Others expected to give chance include 21-year-old Tsegaye Mekonnen of Ethiopia who impressed in his debut two years ago when he clocked 2:04:32 in Dubai, a world junior best.
Kenyans Vincent Kipruto (2:05:13), Eliud Kiptanui (2:05:21) and Sisay Lemma (2:05:16) are other entrants with sub-2:06 credentials.
Kebede aiming for entry to sub-2:20 club
In the women's race, much of the spotlight will fall on Aberu Kebede, a two-time winner who will be contesting the race for the fourth time. A third victory on Sunday in the German capital will elevate her into a tie with German Uta Pippig Renata Kokowska of Poland as a three-time winner.
"I have trained well and hope that this time I will finally break the 2:20 barrier," said Kebede, who won with 2:23:58 in 2010. Two years later she returned to take the title a second time while improving to 2:20:30, still her personal best.

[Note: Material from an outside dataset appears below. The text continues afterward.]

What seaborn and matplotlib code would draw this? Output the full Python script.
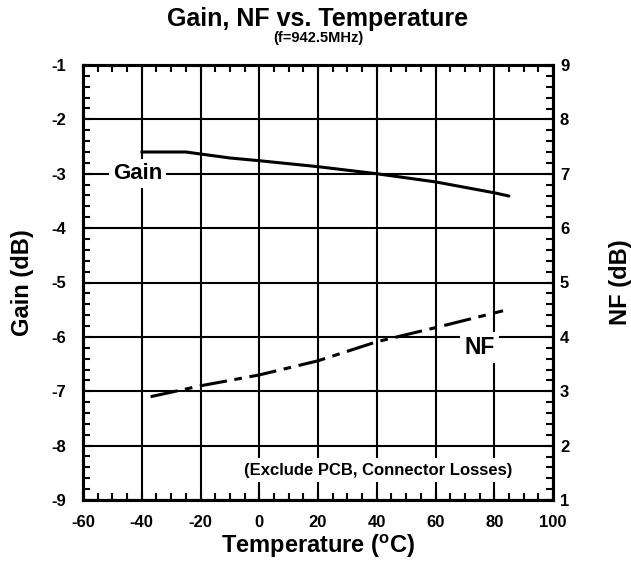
import matplotlib
matplotlib.use("Agg")
import matplotlib.pyplot as plt
import seaborn as sns
from matplotlib.ticker import MultipleLocator

# 資料
temp_gain = [-40, -25, -10, 0, 20, 40, 60, 80, 85]
gain = [-2.6, -2.6, -2.71, -2.76, -2.87, -3.0, -3.15, -3.35, -3.41]

temp_nf = [-37, -20, 0, 20, 40, 60, 83]
nf = [2.9, 3.1, 3.3, 3.56, 3.91, 4.17, 4.48]

x_ticks = [-60, -40, -20, 0, 20, 40, 60, 80, 100]
gain_ticks = [-9, -8, -7, -6, -5, -4, -3, -2, -1]
nf_ticks = [1, 2, 3, 4, 5, 6, 7, 8, 9]

sns.set_theme(style="ticks")
plt.rcParams["font.family"] = ["Liberation Sans", "DejaVu Sans"]
plt.rcParams["font.weight"] = "bold"
plt.rcParams["axes.unicode_minus"] = False
plt.rcParams["text.color"] = "black"
plt.rcParams["axes.labelcolor"] = "black"
plt.rcParams["xtick.color"] = "black"
plt.rcParams["ytick.color"] = "black"
plt.rcParams["mathtext.fontset"] = "custom"
plt.rcParams["mathtext.rm"] = "Liberation Sans:bold"
plt.rcParams["mathtext.it"] = "Liberation Sans:bold"
plt.rcParams["mathtext.default"] = "rm"

fig = plt.figure(figsize=(6.31, 5.69), dpi=100)
ax = fig.add_axes([83 / 631, 1 - 500 / 569, 470 / 631, 435 / 569])
ax2 = ax.twinx()

# Gain 實線
sns.lineplot(x=temp_gain, y=gain, ax=ax, color="black", linewidth=2.2, zorder=3)
# NF 點劃線
sns.lineplot(x=temp_nf, y=nf, ax=ax2, color="black", linewidth=2.2,
             linestyle=(0, (9, 2.5, 2.5, 2.5)), zorder=3)

ax.set_xlim(-60, 100)
ax.set_ylim(-9, -1)
ax2.set_ylim(1, 9)
ax.set_xticks(x_ticks)
ax.set_yticks(gain_ticks)
ax2.set_yticks(nf_ticks)
ax.xaxis.set_minor_locator(MultipleLocator(5))
ax.yaxis.set_minor_locator(MultipleLocator(0.2))
ax2.yaxis.set_minor_locator(MultipleLocator(0.2))

ax.grid(True, which="major", color="black", linewidth=1.5)
ax.set_axisbelow(True)

ax.tick_params(axis="both", which="both", direction="in", top=True, right=False,
               colors="black", labelsize=12, width=1.5)
ax.tick_params(axis="both", which="minor", length=5)
ax.tick_params(axis="both", which="major", length=6)
ax.tick_params(axis="y", pad=12)
ax.tick_params(axis="x", pad=11)
ax2.tick_params(axis="y", which="both", direction="in", colors="black",
                labelsize=12, width=1.5, pad=5)
ax2.tick_params(axis="y", which="minor", length=5)
ax2.tick_params(axis="y", which="major", length=6)

for sp in ax.spines.values():
    sp.set_linewidth(2.2)
    sp.set_color("black")
for sp in ax2.spines.values():
    sp.set_linewidth(2.2)
    sp.set_color("black")

ax.set_xlabel(r"Temperature ($^{o}$C)", fontsize=17, fontweight="bold")
ax.set_ylabel("Gain (dB)", fontsize=17, fontweight="bold")
ax2.set_ylabel("NF (dB)", fontsize=17, fontweight="bold")
ax.xaxis.label.set_va("center")
ax.yaxis.label.set_va("center")
ax2.yaxis.label.set_va("center")
ax.xaxis.set_label_coords(0.5, (500 - 546) / 435)
ax.yaxis.set_label_coords((22 - 83) / 470, 0.5)
ax2.yaxis.set_label_coords((620 - 83) / 470, 0.5)

# 標註
box = dict(facecolor="white", edgecolor="none", pad=3)
ax2.text(-41.4, 7.0, "Gain", ha="center", va="center", fontsize=16,
         fontweight="bold", bbox=box, zorder=4)
ax2.text(75, 3.8, "NF", ha="center", va="center", fontsize=16.5,
         fontweight="bold", bbox=box, zorder=4)
ax2.text(40.6, 1.55, "(Exclude PCB, Connector Losses)", ha="center", va="center",
         fontsize=12, fontweight="bold", bbox=box, zorder=4)

fig.text(318 / 631, 1 - 19 / 569, "Gain, NF vs. Temperature", ha="center",
         va="center", fontsize=18, fontweight="bold")
fig.text(318 / 631, 1 - 38 / 569, "(f=942.5MHz)", ha="center", va="center",
         fontsize=10.5, fontweight="bold")

fig.savefig("out.png", dpi=100)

While fellow-Ethiopian Amane Beriso had to cancel her start due to injury it appears likely that another compatriot, Birhane Dibaba, will be Kebede's main rival.
"I know about the fast course and the great support from the spectators," said Dibaba, who'll be making her Berlin debut. Dibaba won the Tokyo Marathon in 2015 and brings a 2:22:30 personal best to the line.
Ethiopian women have dominated in Berlin over the past decade, winning on six occasions. Kenyan women have won on three occasions, most recently last year when Gladys Cherono took the title with a world leading 2:19:25 run, beating Kebede, who finished second in 2:20:48.
Incidentally, the women's course record is 2:19:12 set by Mizuki Noguchi of Japan back in 2005.
Others to watch include 21-year-old Reina Iwade of Japan, who clocked her 2:24:38 personal best in Nagoya in Arpil; Ruti Aga of Ethiopia, who finished second in Vienna this year in 2:25:27; and Kenyan Janet Ronoh, whose 2:26:03 personal best dates back to 2014.
German interest will fall on Katharina Heinig who will be making her Berlin debut 22 years after her mother, Katrin Dörre-Heinig, won the race, running a then course record of 2:25:15. The younger Heinig, 27, has a 2:33:56 career best and will be gunning for her first sub-2:30 performance.